The most credible S-tier answer for March 2026 is Bibi, with Sirius still in the top bracket but no longer as untouchable as before. Public tier pages place Bibi and Sirius at or near the top, while battle-log-based rankings repeatedly show Bibi among the most effective and most played Ranked options.

At the same time, the March balance changes directly hit Sirius, slowing his attacks and reducing some of the free pressure that made him such an automatic pick. That is exactly the kind of official intervention that can push an “auto-S” Brawler closer to “still amazing, but now punishable.”

Right below that top line, the strongest public-information consensus is Rico, Crow, Leon, Spike, Emz, and Cordelius. They show up near the top across multiple public trackers, and they also fit the shape of the current environment: pressure-heavy, tempo-oriented, and still friendly to Brawlers who can force space, punish aggression, or win neutral repeatedly without depending on fragile setups.

The next band down is where the disagreement starts. Mortis, Bull, Colt, Pierce, and Najia all have strong cases, but not equally strong ones. That gap usually means one thing: these Brawlers are powerful, but their value is more context-sensitive, more skill-sensitive, or more shaped by specific maps and team structures than a simple “best in game” label suggests.

Best Brawlers for Ranked in March 2026

March 2026 is a harder month than usual to rank cleanly. System changes, MMR effects, and fresh balance updates have all pulled the meta in slightly different directions. So instead of pretending everything is fixed, the better approach is to separate the truly stable picks from the high-upside but more situational ones.

S Tier: the strongest all-around Ranked anchors

Bibi.jpg

Bibi

If you are building around one Ranked cornerstone, Bibi is the best answer right now. Public trackers consistently keep her at or near the top, and she shows up constantly in successful team combinations. True S-tier Ranked Brawlers are not just individually strong; they fit into many winning shells without making your draft awkward.
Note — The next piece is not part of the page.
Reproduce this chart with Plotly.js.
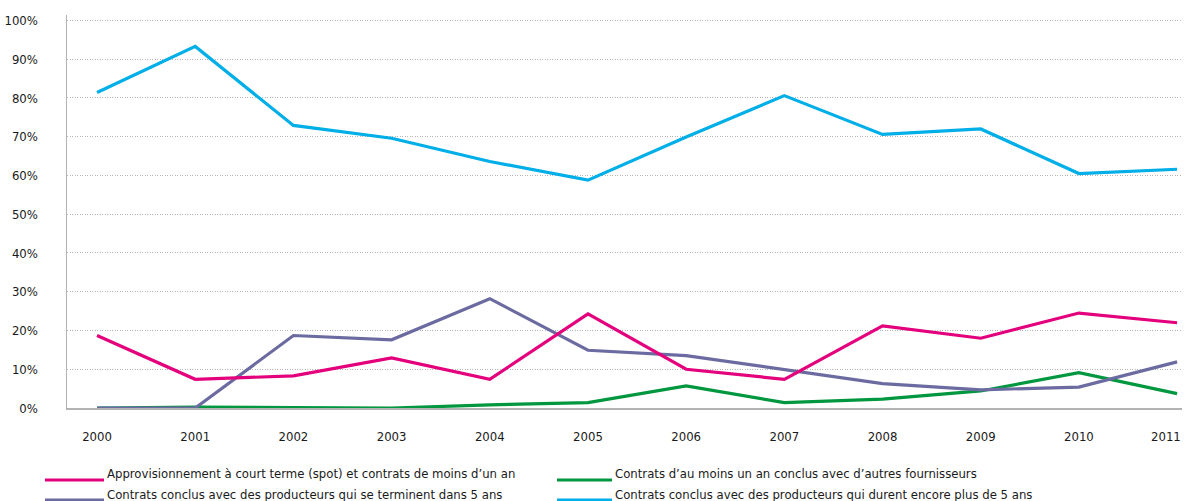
<!DOCTYPE html>
<html>
<head>
<meta charset="utf-8">
<script src="https://cdn.plot.ly/plotly-3.0.1.min.js"></script>
<style>
  html, body { margin: 0; padding: 0; background: #fff; }
  #chart { width: 1184px; height: 501px; }
</style>
</head>
<body>
<div id="chart"></div>
<script>
// Years on the horizontal axis
const years = [2000, 2001, 2002, 2003, 2004, 2005, 2006, 2007, 2008, 2009, 2010, 2011];

// Share of supply by contract type (%)
const spotShort = [18.7, 7.4, 8.3, 12.9, 7.4, 24.3, 10.0, 7.4, 21.2, 18.0, 24.5, 22.0];
const otherSuppliers = [0.0, 0.2, 0.1, 0.0, 0.8, 1.4, 5.7, 1.4, 2.3, 4.4, 9.1, 3.7];
const endingWithin5 = [0.0, 0.0, 18.7, 17.6, 28.2, 14.9, 13.5, 9.8, 6.3, 4.7, 5.4, 11.9];
const beyond5 = [81.4, 93.3, 72.9, 69.6, 63.6, 58.8, 69.9, 80.6, 70.6, 72.0, 60.5, 61.6];

const seriesNames = [
  "Approvisionnement à court terme (spot) et contrats de moins d\u2019un an",
  "Contrats d\u2019au moins un an conclus avec d\u2019autres fournisseurs",
  "Contrats conclus avec des producteurs qui se terminent dans 5 ans",
  "Contrats conclus avec des producteurs qui durent encore plus de 5 ans"
];

const yTicks = [0, 10, 20, 30, 40, 50, 60, 70, 80, 90, 100];
const yTickText = yTicks.map(v => v + "%");

// The last year sits at the right edge of the page: its label is written
// right-aligned as an annotation so it is not clipped.
const lastYear = years[years.length - 1];
const xTickText = years.map(v => (v === lastYear ? "" : String(v)));

const colors = {
  spot: "#E4007D",
  other: "#00973F",
  ending: "#6C6BA1",
  beyond: "#00AEE8"
};

const FONT = "'DejaVu Sans Condensed', 'Liberation Sans Narrow', 'Roboto', sans-serif";

function line(y, name, color) {
  return {
    x: years, y: y, name: name, type: "scatter", mode: "lines",
    line: { color: color, width: 3.2 },
    showlegend: false, hoverinfo: "x+y+name"
  };
}

// drawing order: green underneath, then purple, magenta, blue
const data = [
  line(otherSuppliers, seriesNames[1], colors.other),
  line(endingWithin5, seriesNames[2], colors.ending),
  line(spotShort, seriesNames[0], colors.spot),
  line(beyond5, seriesNames[3], colors.beyond)
];

// Legend keys drawn as short strokes with text beside them (2 columns x 2 rows)
const legendItems = [
  { name: seriesNames[0], color: colors.spot, x0: 45, x1: 104, yText: 473, yLine: 480 },
  { name: seriesNames[1], color: colors.other, x0: 557, x1: 612, yText: 473, yLine: 480 },
  { name: seriesNames[2], color: colors.ending, x0: 45, x1: 104, yText: 494, yLine: 500 },
  { name: seriesNames[3], color: colors.beyond, x0: 557, x1: 612, yText: 494, yLine: 500 }
];

const W = 1184, H = 501;
const M = { l: 67, r: 2, t: 15, b: 93 };
const pw = W - M.l - M.r, ph = H - M.t - M.b;
const shapes = legendItems.map(it => ({
  type: "line", xref: "paper", yref: "paper",
  x0: (it.x0 - M.l) / pw, x1: (it.x1 - M.l) / pw,
  y0: (H - M.b - it.yLine) / ph, y1: (H - M.b - it.yLine) / ph,
  line: { color: it.color, width: 3 }
}));
const annotations = legendItems.map(it => ({
  xref: "paper", yref: "paper",
  x: (it.x1 + 1 - M.l) / pw,
  y: (H - M.b - it.yText) / ph,
  xanchor: "left", yanchor: "middle",
  text: it.name, showarrow: false,
  font: { family: FONT, size: 13, color: "#1a1a1a" }
}));
annotations.push({
  xref: "x", yref: "paper", x: lastYear, y: 0,
  xanchor: "right", yanchor: "middle", xshift: 5, yshift: -28,
  text: String(lastYear), showarrow: false, borderpad: 0,
  font: { family: FONT, size: 13, color: "#1a1a1a" }
});

const layout = {
  width: W, height: H,
  margin: M,
  paper_bgcolor: "#fff", plot_bgcolor: "#fff",
  showlegend: false,
  font: { family: FONT, size: 13, color: "#1a1a1a" },
  xaxis: {
    range: [1999.694, 2011.05],
    tickmode: "array", tickvals: years, ticktext: xTickText,
    showgrid: false, zeroline: false,
    showline: true, linecolor: "#b3b3b3", linewidth: 1.5,
    ticks: "", ticklabelstandoff: 16, ticklabeloverflow: "allow",
    tickfont: { family: FONT, size: 13, color: "#1a1a1a" },
    fixedrange: true
  },
  yaxis: {
    range: [0, 101.4],
    tickmode: "array", tickvals: yTicks, ticktext: yTickText,
    showgrid: true, gridcolor: "#b5b5b5", gridwidth: 1, griddash: "1px,1.5px",
    zeroline: false,
    showline: true, linecolor: "#b3b3b3", linewidth: 1.5,
    ticks: "", ticklabelstandoff: 25,
    tickfont: { family: FONT, size: 13, color: "#1a1a1a" },
    fixedrange: true
  },
  shapes: shapes,
  annotations: annotations
};

Plotly.newPlot("chart", data, layout, { displayModeBar: false, staticPlot: true });
</script>
</body>
</html>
Bibi’s real value is that she compresses several advantages into one slot. She is hard to ignore, hard to remove cleanly, and dangerous in messy mid-map fights where many Ranked games are actually decided. Even after recent corrections to one of her values, public tier data still keeps her at the top, which suggests her strength is structural rather than an accidental spike.

Sirius.jpg

Sirius

Sirius is still top-tier, but not in the same mindless way as before. Before the March maintenance, Sirius was clearly one of the scariest forces in the game. After it, he remained elite on some public lists, but the nerf package was large enough that blind first-picking him without map or matchup awareness is less defensible now.

That is why the best credible answer is not “Sirius is washed” and not “Sirius is still untouchable.” It is this: he is still elite, but he now demands more discipline from the player and more care from the draft. That middle position is the most trustworthy reading of the public evidence.
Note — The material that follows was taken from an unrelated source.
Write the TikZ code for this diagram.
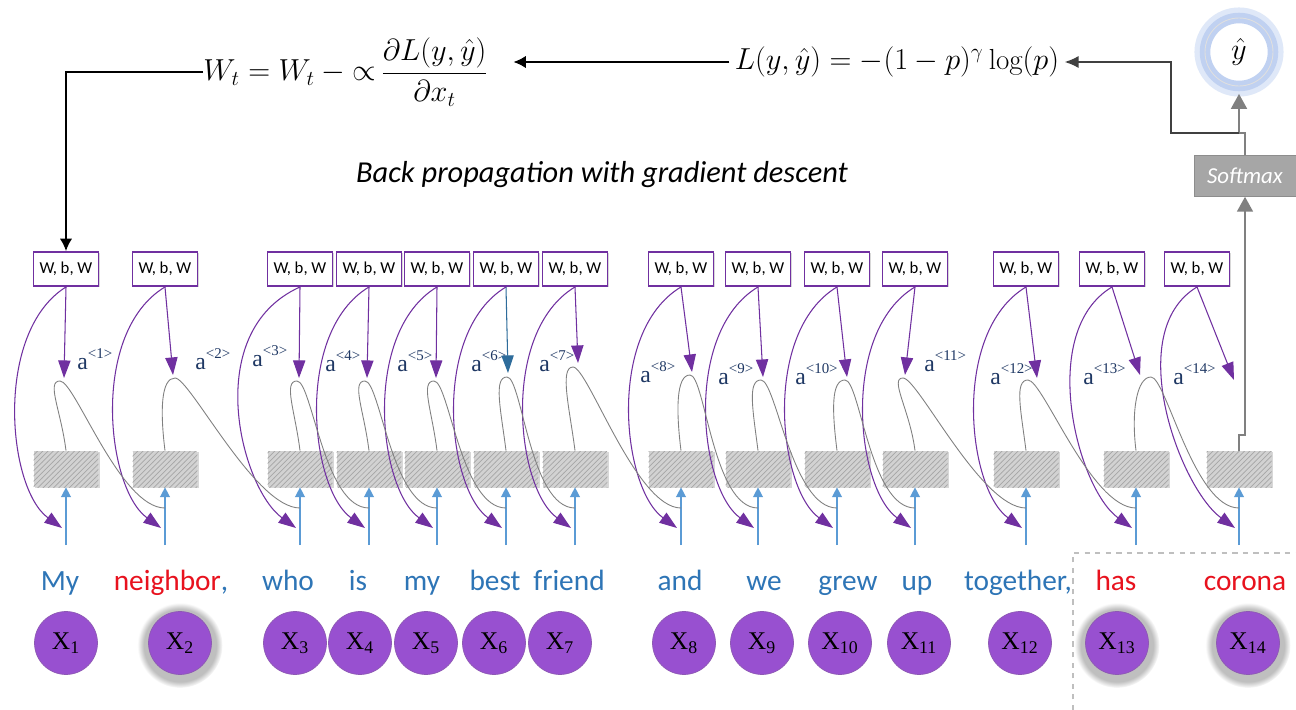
\documentclass[tikz,border=0pt]{standalone}
\usepackage{fontspec}
\usepackage{xcolor}
\usepackage{tikz}
\usetikzlibrary{shapes,arrows.meta,positioning,calc,patterns,shadows}
\newfontfamily\carlito{Carlito}
\newfontfamily\timesrm{Liberation Serif}
\definecolor{boxpurple}{RGB}{112,48,160}
\definecolor{nodepurple}{RGB}{152,80,208}
\definecolor{inputblue}{RGB}{91,155,213}
\definecolor{wordblue}{RGB}{46,117,182}
\definecolor{wordred}{RGB}{232,18,30}
\definecolor{labelnavy}{RGB}{31,56,100}
\definecolor{loopgray}{RGB}{128,128,128}
\definecolor{softgray}{RGB}{166,166,166}
\definecolor{steelblue}{RGB}{46,108,155}
\definecolor{glowblue}{RGB}{150,178,232}
\newcommand{\actlabel}[1]{a\raisebox{1.0ex}{\fontsize{8.5}{9}\selectfont <#1>}}

\begin{document}
\begin{tikzpicture}[x=0.02cm, y=-0.02cm,
    wbw/.style={rectangle, draw=boxpurple, line width=1.1pt, fill=white, minimum width=1.3cm, minimum height=0.68cm, inner sep=0pt, font=\carlito\fontsize{9.5}{10}\selectfont, drop shadow={shadow xshift=0.6pt, shadow yshift=-0.8pt, opacity=.3}},
    cell/.style={rectangle, fill=gray!35, postaction={pattern=north east lines, pattern color=gray!70}, minimum width=1.3cm, minimum height=0.72cm, inner sep=0pt, drop shadow={shadow xshift=0.6pt, shadow yshift=-0.8pt, opacity=.3}},
    xnode/.style={circle, fill=nodepurple, draw=boxpurple!80, line width=0.4pt, minimum size=1.26cm, inner sep=0pt, font=\timesrm\fontsize{14.5}{15}\selectfont},
    glow/.style={circular drop shadow={shadow xshift=0pt, shadow yshift=-1pt, shadow scale=1.35, opacity=.5}},
    word/.style={anchor=base, inner sep=0pt, text=wordblue, font=\carlito\fontsize{16.7}{18}\selectfont},
    alab/.style={anchor=base west, inner sep=0pt, text=labelnavy, font=\timesrm\fontsize{13.5}{14}\selectfont},
    formula/.style={inner sep=0pt, font=\fontsize{16.5}{20}\selectfont},
    note/.style={inner sep=0pt, font=\carlito\itshape\fontsize{17.3}{20}\selectfont},
    softbox/.style={rectangle, fill=softgray, draw=softgray!85!black, line width=0.3pt, minimum width=2.04cm, minimum height=0.82cm, text=white, font=\carlito\itshape\fontsize{13}{15}\selectfont},
    yhatnode/.style={circle, minimum size=1.36cm, fill=white, preaction={draw=glowblue!30, line width=12pt}, draw=glowblue!60, line width=6pt, postaction={draw=white!75!gray, line width=0.5pt}, font=\fontsize{17}{20}\selectfont},
    wline/.style={line width=0.6pt, -{Triangle[length=10pt,width=7pt]}},
    loopline/.style={loopgray, line width=0.5pt},
    inarrow/.style={inputblue, line width=0.8pt, -{Triangle[length=5.5pt,width=5.5pt]}},
    outarrow/.style={loopgray, line width=1.3pt, -{Triangle[length=8.5pt,width=9pt]}},
    lossline/.style={black!75, line width=0.9pt, -{Latex[length=8pt,width=7pt]}, shorten >=3pt},
    toparrow/.style={black, line width=0.9pt, -{Latex[length=7pt,width=7pt]}}
  ]
    \fill[white] (0,0) rectangle (1296,710);
    \useasboundingbox (0,0) rectangle (1296,710);

    \foreach \i/\bx/\cx/\tx/\ty/\px/\py/\ac/\ax/\ay/\lx in {
        1/66/66/64/378/60/381/boxpurple/77/369/-72,
        2/165/165/173/375/175/378/boxpurple/195/369/-75,
        3/300/300/299/378/297/381/boxpurple/252/366/-100,
        4/369/369/367/378/365/381/boxpurple/325/371/-75,
        5/437/437/436/378/434/381/boxpurple/397/371/-75,
        6/506/506/508/373/507/377/steelblue/471/371/-75,
        7/575/575/578/363/573/367/boxpurple/539/371/-75,
        8/681/681/692/372/690/375/boxpurple/640/382/-75,
        9/758/758/763/377/761/380/boxpurple/718/384/-75,
        10/837/837/847/377/845/380/boxpurple/795/384/-75,
        11/915/915/905/375/903/378/boxpurple/924/371/-75,
        12/1026/1026/1037/378/1028/380/boxpurple/990/384/-75,
        13/1112/1136/1140/375/1151/377/boxpurple/1083/384/-75,
        14/1197/1239/1234/380/1234/380/boxpurple/1173/384/-75}{
      \node[wbw] (w\i) at (\bx,269) {W, b, W};
      \node[cell] (c\i) at (\cx,469) {};
      \node[alab] (a\i) at (\ax,\ay) {\actlabel{\i}};
      \coordinate (t\i) at (\tx,\ty);
      \coordinate (p\i) at (\px,\py);
      \coordinate (b\i) at ({\cx-4},528);
      \coordinate (m\i) at (\cx,508);
      \coordinate (in\i) at (\cx,545);
      \global\expandafter\let\csname arrowcol\i\endcsname\ac
      \global\expandafter\let\csname leftbend\i\endcsname\lx
    }

    \foreach \i in {1,...,14}{
      \draw[inarrow] (in\i) -- (c\i.south);
      \draw[wline, \csname arrowcol\i\endcsname] (w\i.south) -- (t\i);
      \draw[wline, boxpurple] (w\i.south) .. controls +(\csname leftbend\i\endcsname,45) and +(-55,-40) .. (b\i);
    }
    \foreach \i in {1,...,13}{
      \pgfmathtruncatemacro\j{\i+1}
      \draw[loopline] (c\i.north) .. controls +(-5,-40) and +(-14,0) .. (p\i) .. controls +(15,0) and +(-45,0) .. (m\j);
    }

    \node[softbox] (soft) at (1245,176) {Softmax};
    \node[yhatnode] (yhat) at (1239,52) {$\hat{y}$};
    \draw[outarrow] (c14.north) -- ++(0,-16) -| (soft.south);
    \draw[outarrow, shorten >=1.5pt] (soft.north) -- ++(0,-22) coordinate (split) -| (yhat.south);

    \node[formula] (loss) at (897,62) {$L(y,\hat{y}) = -(1-p)^{\gamma}\log(p)$};
    \node[formula] (upd) at (346,72) {$\displaystyle W_t = W_t - \mathord{\propto}\,\frac{\partial L(y,\hat{y})}{\partial x_t}$};
    \node[note] (bp) at (602,175) {Back propagation with gradient descent};

    \draw[lossline] ([xshift=-3.4pt]split) -- ++(-68,0) |- (loss.east);
    \draw[toparrow, shorten <=3pt, shorten >=14pt] (loss.west) -- (loss.west -| upd.east);
    \draw[toparrow] (upd.west) -| (w1.north);

    \node[word] (wd1) at (60,590) {My};
    \node[word] (wd2) at (171,590) {\textcolor{wordred}{neighbor},};
    \node[word] (wd3) at (288,590) {who};
    \node[word] (wd4) at (358,590) {is};
    \node[word] (wd5) at (422,590) {my};
    \node[word] (wd6) at (495,590) {best};
    \node[word] (wd7) at (569,590) {friend};
    \node[word] (wd8) at (680,590) {and};
    \node[word] (wd9) at (764,590) {we};
    \node[word] (wd10) at (848,590) {grew};
    \node[word] (wd11) at (917,590) {up};
    \node[word] (wd12) at (1018,590) {together,};
    \node[word, text=wordred] (wd13) at (1116,590) {has};
    \node[word, text=wordred] (wd14) at (1245,590) {corona};

    \node[xnode] (x1) at (66,643) {X\textsubscript{1}};
    \node[xnode, glow] (x2) at (180,643) {X\textsubscript{2}};
    \node[xnode] (x3) at (295,643) {X\textsubscript{3}};
    \node[xnode] (x4) at (360,643) {X\textsubscript{4}};
    \node[xnode] (x5) at (426,643) {X\textsubscript{5}};
    \node[xnode] (x6) at (494,643) {X\textsubscript{6}};
    \node[xnode] (x7) at (560,643) {X\textsubscript{7}};
    \node[xnode] (x8) at (684,643) {X\textsubscript{8}};
    \node[xnode] (x9) at (762,643) {X\textsubscript{9}};
    \node[xnode] (x10) at (840,643) {X\textsubscript{10}};
    \node[xnode] (x11) at (919,643) {X\textsubscript{11}};
    \node[xnode] (x12) at (1020,643) {X\textsubscript{12}};
    \node[xnode, glow] (x13) at (1117,643) {X\textsubscript{13}};
    \node[xnode, glow] (x14) at (1248,643) {X\textsubscript{14}};

    \draw[dashed, gray!50, line width=0.6pt] (1073,710) -- (1073,553) -- (1296,553);
  \end{tikzpicture}
\end{document}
A Tier: the reliable picks that win drafts and matches

Rico.jpg

Rico

Rico is one of the safest “I need value right now” picks in March. He appears high across public trackers and shows up repeatedly in winning team combinations. That kind of consistency usually signals a Brawler whose value survives both ranked ladder chaos and organized drafts.

Rico works because he turns map geometry into pressure, and Ranked still rewards Brawlers who can win lane control without overcommitting.

Crow

Crow remains one of the best pressure and disruption pieces in the game. He chips, scouts, punishes overextension, and keeps tempo tilted in your favor. In a meta where many fights are decided by who gets squeezed first, that is premium utility.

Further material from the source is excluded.